Knowing the history of a place changes your perspective. Whenever I pass those ruined walls and those blank, implacable doors, I always feel a little chill…

Footnotes

(1) Liza Micheli’s lovely little book Unknown Athens is worth searching out. The illustration she uses and I borrowed is from a book by Stephanos Xenos(1860).

(2) John Mc Gregor knew. He discusses this in his book Athens. Is it true? I can’t be sure but it is an interesting speculation…

(3) Christian Hansen, the famous nineteenth century architect of the old university in the Plaka and the National Library of Greece on Panamistimiou  Street, was hired to make the needed alterations.

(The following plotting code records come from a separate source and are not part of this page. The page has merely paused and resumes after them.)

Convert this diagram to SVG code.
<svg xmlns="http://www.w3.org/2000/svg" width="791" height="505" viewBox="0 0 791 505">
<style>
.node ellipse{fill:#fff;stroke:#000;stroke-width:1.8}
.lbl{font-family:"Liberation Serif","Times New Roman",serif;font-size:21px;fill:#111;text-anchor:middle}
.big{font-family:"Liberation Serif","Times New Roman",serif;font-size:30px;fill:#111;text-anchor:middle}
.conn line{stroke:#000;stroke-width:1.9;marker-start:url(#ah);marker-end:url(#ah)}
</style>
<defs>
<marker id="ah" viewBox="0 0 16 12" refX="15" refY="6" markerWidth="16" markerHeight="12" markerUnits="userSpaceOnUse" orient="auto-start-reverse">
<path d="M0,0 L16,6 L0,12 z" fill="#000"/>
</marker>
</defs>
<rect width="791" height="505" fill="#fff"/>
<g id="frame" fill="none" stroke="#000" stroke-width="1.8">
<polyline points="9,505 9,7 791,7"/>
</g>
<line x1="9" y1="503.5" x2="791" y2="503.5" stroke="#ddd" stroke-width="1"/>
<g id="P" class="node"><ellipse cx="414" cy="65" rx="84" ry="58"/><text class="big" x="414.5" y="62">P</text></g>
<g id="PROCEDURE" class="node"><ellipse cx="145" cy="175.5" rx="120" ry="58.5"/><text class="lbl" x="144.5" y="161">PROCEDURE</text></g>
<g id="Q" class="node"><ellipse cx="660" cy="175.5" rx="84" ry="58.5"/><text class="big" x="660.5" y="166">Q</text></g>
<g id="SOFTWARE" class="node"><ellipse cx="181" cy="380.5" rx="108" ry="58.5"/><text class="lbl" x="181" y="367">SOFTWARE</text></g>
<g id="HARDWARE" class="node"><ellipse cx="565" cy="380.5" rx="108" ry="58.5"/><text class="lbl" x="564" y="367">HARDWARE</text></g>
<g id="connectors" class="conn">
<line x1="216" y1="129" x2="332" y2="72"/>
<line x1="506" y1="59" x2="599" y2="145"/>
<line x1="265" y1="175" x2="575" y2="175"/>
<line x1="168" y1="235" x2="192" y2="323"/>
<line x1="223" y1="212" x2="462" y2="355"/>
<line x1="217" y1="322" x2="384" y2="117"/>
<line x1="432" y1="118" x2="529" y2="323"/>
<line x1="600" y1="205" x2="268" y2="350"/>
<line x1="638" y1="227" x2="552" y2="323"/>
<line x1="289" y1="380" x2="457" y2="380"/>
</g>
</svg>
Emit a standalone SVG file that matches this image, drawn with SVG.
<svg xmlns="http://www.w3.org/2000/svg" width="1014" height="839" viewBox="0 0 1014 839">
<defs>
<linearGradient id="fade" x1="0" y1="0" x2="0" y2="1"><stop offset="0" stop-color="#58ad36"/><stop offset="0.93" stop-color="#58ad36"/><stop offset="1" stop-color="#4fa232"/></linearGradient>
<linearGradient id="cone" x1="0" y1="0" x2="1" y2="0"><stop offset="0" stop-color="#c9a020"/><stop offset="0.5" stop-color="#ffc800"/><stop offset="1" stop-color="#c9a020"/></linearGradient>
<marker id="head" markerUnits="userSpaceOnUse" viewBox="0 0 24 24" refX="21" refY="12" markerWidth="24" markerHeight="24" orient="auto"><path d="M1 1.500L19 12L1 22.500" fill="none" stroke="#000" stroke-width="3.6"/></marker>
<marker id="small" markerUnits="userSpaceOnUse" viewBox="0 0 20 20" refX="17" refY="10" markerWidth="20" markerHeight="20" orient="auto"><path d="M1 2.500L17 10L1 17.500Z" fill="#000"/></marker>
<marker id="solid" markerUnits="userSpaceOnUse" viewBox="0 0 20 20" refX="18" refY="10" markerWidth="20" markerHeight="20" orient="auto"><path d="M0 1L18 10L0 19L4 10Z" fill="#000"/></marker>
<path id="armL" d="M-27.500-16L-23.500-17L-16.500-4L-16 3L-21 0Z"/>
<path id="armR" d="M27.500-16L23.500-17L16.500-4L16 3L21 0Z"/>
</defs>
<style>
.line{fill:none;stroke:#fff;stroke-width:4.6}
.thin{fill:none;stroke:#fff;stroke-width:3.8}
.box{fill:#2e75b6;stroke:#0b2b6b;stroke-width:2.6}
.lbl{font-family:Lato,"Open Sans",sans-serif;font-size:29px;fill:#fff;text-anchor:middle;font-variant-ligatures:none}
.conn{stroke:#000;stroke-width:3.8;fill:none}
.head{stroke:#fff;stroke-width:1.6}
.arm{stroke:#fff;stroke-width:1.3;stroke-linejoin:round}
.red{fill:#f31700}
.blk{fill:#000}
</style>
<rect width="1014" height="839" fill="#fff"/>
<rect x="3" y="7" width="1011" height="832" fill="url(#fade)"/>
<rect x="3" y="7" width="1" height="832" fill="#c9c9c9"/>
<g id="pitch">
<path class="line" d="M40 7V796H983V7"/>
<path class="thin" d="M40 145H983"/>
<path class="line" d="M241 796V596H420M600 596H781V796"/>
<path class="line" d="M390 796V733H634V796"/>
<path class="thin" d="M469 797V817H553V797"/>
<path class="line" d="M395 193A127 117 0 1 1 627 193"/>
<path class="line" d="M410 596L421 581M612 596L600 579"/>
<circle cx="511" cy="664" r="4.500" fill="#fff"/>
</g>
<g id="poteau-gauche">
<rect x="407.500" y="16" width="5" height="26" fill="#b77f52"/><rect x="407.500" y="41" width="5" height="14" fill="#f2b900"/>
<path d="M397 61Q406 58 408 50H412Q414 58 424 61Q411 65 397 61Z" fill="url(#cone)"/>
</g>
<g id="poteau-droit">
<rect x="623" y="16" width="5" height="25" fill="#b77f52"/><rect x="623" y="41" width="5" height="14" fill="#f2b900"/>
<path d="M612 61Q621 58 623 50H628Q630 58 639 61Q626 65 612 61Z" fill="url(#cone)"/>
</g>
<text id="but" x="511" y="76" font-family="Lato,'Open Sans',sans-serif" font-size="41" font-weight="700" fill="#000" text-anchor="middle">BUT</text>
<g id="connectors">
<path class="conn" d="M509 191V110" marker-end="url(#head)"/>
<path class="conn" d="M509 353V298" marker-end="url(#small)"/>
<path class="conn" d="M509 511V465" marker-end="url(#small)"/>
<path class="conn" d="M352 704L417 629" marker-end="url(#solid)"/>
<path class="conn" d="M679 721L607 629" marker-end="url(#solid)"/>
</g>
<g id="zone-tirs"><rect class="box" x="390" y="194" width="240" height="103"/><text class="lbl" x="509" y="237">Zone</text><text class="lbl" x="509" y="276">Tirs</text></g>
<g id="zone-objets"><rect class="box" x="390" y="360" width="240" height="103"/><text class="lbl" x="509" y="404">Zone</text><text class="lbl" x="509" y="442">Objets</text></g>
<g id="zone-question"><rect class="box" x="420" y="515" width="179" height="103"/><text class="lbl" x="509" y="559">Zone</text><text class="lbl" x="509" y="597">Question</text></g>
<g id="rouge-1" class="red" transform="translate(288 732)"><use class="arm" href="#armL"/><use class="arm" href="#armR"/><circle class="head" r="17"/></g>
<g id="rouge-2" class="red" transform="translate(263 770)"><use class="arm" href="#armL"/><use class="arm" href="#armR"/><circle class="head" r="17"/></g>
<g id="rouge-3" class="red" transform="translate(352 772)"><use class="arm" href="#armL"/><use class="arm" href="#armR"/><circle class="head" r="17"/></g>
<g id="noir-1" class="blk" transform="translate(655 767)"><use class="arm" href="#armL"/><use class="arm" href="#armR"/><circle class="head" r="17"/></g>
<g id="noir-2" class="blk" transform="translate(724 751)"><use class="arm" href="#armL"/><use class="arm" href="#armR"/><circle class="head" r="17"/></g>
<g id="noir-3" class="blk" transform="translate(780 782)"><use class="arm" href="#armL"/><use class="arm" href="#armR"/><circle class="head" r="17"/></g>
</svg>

This was early on in his career and you can be sure that the prison would never have been the showplace his other efforts became!

(4) Kallergis was widely rumoured to be a favourite flirt of King Otto’s wife, Queen Amelia, something that has absolutely nothing to do with churches in Greece, but it is interesting to speculate on her feelings on that particular evening.

(5)  What I love about “Churches in Greece” is that you never know where the journey will take you. I had never heard of Jonas King and didn’t feel the loss, but it turns out he was a veritable  evangelical Lawrence of Arabia, fluent in many languages, and with a romantic portrait to confirm his near eastern credentials.


Not quite what I had expected of an evangelical!

(6) See Anathema under the ABCs of Orthodoxy on this blog.